++++ Given entries ++++

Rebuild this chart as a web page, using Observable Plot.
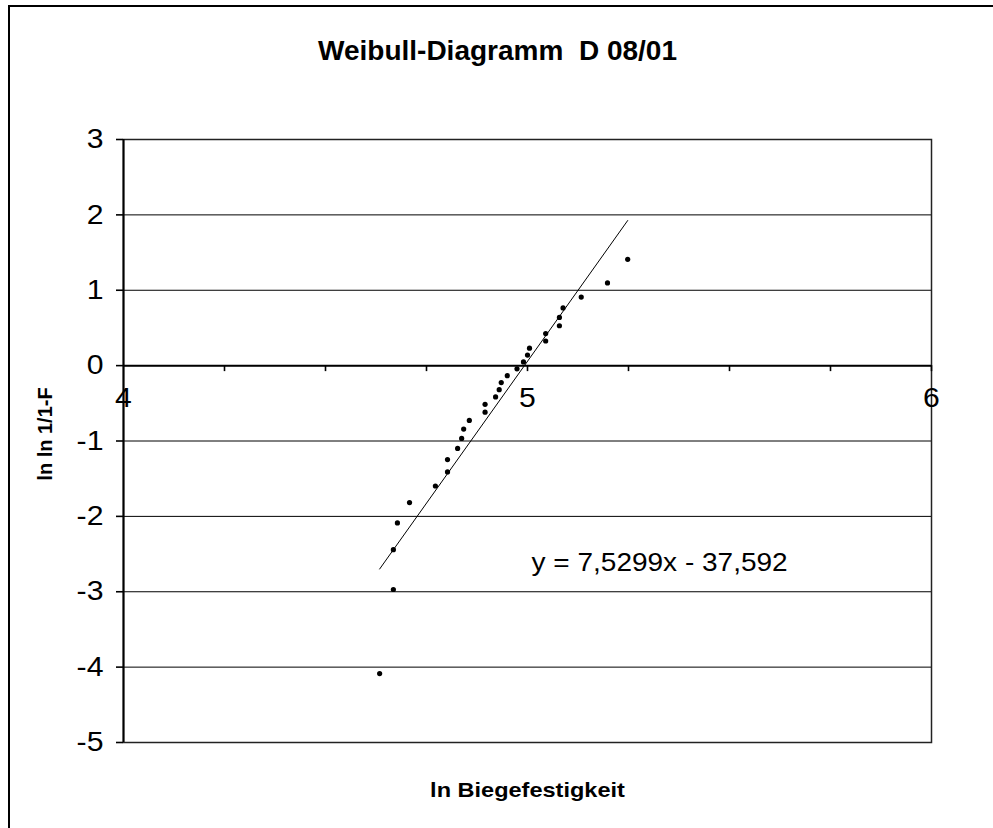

++++
++++ Given entries ++++

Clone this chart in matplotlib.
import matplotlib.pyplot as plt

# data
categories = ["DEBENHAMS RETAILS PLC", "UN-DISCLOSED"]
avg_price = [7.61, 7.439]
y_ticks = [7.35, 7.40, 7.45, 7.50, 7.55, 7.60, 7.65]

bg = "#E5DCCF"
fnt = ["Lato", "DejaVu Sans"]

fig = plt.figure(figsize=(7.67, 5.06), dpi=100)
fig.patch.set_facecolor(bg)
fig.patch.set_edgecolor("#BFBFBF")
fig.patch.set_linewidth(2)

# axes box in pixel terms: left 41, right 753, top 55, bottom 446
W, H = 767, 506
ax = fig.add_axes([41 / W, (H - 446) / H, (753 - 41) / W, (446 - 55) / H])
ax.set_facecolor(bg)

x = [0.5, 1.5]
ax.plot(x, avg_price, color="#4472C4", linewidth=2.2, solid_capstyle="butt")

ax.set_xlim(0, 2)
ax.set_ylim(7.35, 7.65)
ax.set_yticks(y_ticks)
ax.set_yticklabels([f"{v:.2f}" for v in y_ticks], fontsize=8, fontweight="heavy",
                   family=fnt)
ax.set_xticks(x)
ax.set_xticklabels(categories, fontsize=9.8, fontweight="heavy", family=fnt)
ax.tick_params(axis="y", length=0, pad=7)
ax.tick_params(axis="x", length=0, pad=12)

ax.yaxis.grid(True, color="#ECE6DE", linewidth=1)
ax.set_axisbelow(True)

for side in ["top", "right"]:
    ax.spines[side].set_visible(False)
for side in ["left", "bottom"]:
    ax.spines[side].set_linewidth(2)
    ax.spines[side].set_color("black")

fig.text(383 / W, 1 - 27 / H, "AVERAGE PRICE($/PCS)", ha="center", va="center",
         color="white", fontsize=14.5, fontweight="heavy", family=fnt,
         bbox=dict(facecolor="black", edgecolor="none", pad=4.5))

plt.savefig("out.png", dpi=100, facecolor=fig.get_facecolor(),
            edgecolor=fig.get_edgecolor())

++++

Written task:
Your answer should be a single number: the count of lines in the listing that contain the word "matplotlib".

Answer to this task:
2